(WHAT YOU NEED TO DO) Quote the material below exactly as written, from the first line to the line that holds "first_year, first_quarter = 1976, 2", endpoints included.

━━━ INFORMATION SUPPLIED

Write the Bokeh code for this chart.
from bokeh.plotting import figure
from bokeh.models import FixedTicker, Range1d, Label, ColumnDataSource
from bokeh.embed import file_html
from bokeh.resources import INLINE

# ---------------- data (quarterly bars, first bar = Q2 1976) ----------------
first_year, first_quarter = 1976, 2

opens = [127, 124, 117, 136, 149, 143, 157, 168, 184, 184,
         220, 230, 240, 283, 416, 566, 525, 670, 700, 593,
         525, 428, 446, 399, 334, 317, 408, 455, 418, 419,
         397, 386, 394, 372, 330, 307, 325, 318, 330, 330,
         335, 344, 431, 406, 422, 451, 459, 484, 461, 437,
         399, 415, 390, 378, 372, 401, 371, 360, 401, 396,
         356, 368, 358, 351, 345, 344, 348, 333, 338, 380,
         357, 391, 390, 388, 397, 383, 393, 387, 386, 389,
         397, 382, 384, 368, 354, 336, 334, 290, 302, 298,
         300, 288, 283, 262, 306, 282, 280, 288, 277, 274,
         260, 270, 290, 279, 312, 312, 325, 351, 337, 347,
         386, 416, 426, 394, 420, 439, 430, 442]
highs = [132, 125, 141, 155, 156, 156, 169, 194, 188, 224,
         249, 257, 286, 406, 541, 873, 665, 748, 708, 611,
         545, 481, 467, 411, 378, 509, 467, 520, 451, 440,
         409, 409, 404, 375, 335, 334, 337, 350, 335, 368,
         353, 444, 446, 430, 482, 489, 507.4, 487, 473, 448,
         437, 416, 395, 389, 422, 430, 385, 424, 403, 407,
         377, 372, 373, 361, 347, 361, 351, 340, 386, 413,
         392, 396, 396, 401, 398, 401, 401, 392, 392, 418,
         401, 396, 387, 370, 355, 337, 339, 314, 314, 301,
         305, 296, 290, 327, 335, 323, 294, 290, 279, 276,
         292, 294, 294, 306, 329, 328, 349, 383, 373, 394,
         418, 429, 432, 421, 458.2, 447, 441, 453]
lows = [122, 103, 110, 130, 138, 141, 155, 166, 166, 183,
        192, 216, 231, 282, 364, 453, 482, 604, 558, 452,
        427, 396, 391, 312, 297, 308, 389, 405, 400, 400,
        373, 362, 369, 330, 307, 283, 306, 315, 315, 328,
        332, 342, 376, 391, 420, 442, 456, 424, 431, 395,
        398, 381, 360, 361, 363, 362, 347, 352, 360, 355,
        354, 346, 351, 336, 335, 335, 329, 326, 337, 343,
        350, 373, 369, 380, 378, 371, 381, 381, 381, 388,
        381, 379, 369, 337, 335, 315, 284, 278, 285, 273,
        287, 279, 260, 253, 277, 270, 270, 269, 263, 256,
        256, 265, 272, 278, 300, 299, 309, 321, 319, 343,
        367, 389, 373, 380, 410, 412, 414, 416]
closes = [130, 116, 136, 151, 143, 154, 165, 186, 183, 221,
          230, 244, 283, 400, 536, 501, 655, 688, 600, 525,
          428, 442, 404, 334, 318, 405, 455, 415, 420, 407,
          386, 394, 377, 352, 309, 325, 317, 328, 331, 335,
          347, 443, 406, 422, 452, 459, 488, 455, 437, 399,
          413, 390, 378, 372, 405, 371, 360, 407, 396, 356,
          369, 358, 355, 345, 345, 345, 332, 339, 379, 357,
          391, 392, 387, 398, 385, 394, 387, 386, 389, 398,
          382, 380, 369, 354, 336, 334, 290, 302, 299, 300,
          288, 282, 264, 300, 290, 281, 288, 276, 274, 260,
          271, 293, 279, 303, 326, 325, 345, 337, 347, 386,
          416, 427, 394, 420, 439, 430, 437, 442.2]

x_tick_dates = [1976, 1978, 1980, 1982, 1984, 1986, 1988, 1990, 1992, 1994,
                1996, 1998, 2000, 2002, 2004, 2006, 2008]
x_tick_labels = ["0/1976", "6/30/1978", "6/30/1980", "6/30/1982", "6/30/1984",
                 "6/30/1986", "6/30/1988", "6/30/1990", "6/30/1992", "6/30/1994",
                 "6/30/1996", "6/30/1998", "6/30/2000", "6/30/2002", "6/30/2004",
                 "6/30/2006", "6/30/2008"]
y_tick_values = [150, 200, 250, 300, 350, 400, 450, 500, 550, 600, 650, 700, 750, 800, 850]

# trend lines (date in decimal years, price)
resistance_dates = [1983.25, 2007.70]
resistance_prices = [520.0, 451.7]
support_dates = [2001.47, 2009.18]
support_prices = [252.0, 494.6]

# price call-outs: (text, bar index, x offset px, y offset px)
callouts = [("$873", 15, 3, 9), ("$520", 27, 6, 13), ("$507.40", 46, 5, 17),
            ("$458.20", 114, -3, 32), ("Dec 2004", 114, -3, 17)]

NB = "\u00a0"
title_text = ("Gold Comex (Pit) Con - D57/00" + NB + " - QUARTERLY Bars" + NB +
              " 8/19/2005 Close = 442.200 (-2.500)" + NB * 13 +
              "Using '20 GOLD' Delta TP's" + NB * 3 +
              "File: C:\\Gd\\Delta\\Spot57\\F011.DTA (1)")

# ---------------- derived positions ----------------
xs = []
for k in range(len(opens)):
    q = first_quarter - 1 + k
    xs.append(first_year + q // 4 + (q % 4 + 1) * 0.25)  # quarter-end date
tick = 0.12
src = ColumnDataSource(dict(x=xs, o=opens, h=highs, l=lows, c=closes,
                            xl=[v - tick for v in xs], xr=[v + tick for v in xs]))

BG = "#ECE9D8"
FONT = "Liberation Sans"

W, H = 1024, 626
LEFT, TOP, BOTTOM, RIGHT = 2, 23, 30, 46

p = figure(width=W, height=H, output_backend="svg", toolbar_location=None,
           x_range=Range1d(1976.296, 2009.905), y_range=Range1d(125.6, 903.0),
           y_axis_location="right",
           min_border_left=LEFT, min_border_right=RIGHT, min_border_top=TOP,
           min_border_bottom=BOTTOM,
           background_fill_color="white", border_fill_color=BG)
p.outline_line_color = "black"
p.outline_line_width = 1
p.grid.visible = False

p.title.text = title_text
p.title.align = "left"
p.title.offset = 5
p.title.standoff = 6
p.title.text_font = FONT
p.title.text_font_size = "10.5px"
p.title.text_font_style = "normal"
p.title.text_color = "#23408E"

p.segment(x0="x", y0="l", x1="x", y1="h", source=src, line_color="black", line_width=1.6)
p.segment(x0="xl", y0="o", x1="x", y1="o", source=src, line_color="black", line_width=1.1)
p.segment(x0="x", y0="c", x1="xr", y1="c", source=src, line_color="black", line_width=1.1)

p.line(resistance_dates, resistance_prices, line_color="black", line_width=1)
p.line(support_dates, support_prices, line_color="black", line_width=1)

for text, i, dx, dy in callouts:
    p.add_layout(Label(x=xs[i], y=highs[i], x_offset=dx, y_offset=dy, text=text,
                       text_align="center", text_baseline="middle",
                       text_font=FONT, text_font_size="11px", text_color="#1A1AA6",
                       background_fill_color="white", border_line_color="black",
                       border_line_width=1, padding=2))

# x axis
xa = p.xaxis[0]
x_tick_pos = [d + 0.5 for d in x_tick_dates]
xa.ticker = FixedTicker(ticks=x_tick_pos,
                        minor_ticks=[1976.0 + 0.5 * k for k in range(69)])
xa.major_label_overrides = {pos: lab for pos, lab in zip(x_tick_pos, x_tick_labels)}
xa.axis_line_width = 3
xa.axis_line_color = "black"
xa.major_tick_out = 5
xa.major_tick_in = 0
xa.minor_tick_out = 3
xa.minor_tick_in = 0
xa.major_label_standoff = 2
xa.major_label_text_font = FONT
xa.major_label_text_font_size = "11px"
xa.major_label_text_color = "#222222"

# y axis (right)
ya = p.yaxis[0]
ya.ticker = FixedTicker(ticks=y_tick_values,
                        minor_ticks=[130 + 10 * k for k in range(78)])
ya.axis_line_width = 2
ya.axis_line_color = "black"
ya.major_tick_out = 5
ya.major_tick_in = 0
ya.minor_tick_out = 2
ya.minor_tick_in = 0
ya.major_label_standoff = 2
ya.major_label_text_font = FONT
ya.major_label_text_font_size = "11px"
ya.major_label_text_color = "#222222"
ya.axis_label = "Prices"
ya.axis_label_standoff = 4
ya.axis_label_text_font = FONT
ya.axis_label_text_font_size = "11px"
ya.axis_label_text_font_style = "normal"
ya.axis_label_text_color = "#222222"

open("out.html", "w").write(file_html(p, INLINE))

━━━━━━

(ANSWER)
Write the Bokeh code for this chart.
from bokeh.plotting import figure
from bokeh.models import FixedTicker, Range1d, Label, ColumnDataSource
from bokeh.embed import file_html
from bokeh.resources import INLINE

# ---------------- data (quarterly bars, first bar = Q2 1976) ----------------
first_year, first_quarter = 1976, 2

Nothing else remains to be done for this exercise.